I have a friend who is a mason contractor. In the winter he uses propane torches to warm sand and brick and he loaned me two of them about 50,000 Btu's each. He thought I could use them instead of wood for the fire, but I had them there for a backup. A quick lighting of the torch and several passes over the drain pipe (another lesson from the magazine article) and suddenly the molten lead began to run out like water. Now there was no turning back. Just back up and watch.
Backing up was a good idea because my mold apparently had some moisture in it and as it got over half full there were several places where the surface exploded off, sending little showers of lead into the air. This is where the next generation will have to improve on my setup. My mold was made of brick mortar. While I also ended up with a usable keel, next time I might do things differently.
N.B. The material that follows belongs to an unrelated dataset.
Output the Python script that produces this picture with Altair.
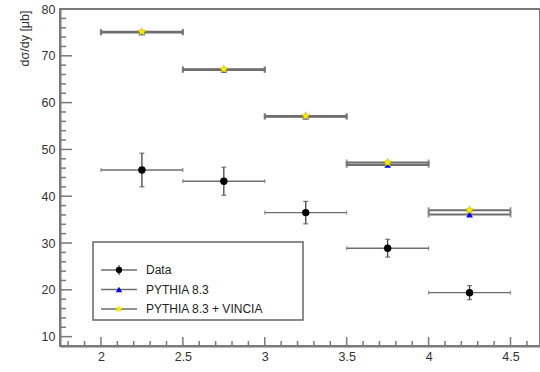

With my lead in the mold, all I had left was a scrap tank, scrap pipe and scrap roof tin, which all went back to the scrap metal dealer it came from.
Let all the lead pour into the keel. Any extra will run onto the ground and after it cools you will find that the center shrinks in while the outside, which cools more quickly, stays slightly above the form. A little plan ing with a 14" plane and I had a good fit to the wooden keel.
To know how much your finished keel weighs, weigh the smaller amounts with a bathroom scale before you melt it. After you finish the pour, weigh the lead that ran out of the mold and onto the ground, subtract that number from the beginning weight and you'll have a pretty good idea what the keel weighs. Of course, you can always go find a truck scale.
Be sure to plan ahead for moving the finished product. I don't have a tractor to pick up that kind of weight so I attached a chain to the bottom of the box before digging it into the ground. When the keel was finished, I backed my E-150 Ford to the site and with a 2-ton cable hoist between the trailer hitch and the chain I was able to roll the keel onto skids. I needed all the capacity of my cable hoist and had to block the truck wheels.
The last hurdle to prepare the ballast for attachment to the boat was to drill holes. Some of them required drilling through 8" of solid lead. Drilling through lead offers its own problems. Drill bits fill up deep in the hole and the heat from friction can weld your bit permanently into the larger mass. My solution was to begin with a traditional 1/Z" bit, being careful to withdraw and clean it before it could fill up, and dip it in ice water between drilling. After 4" to 6" I switched to a concrete bit. The tip is the only part that is as large as the hole, making it more difficult to permanently weld tight.
I hope that my experience recorded here will cause someone who was hesitant to tackle that special project to jump in with a new vigor. You can do it!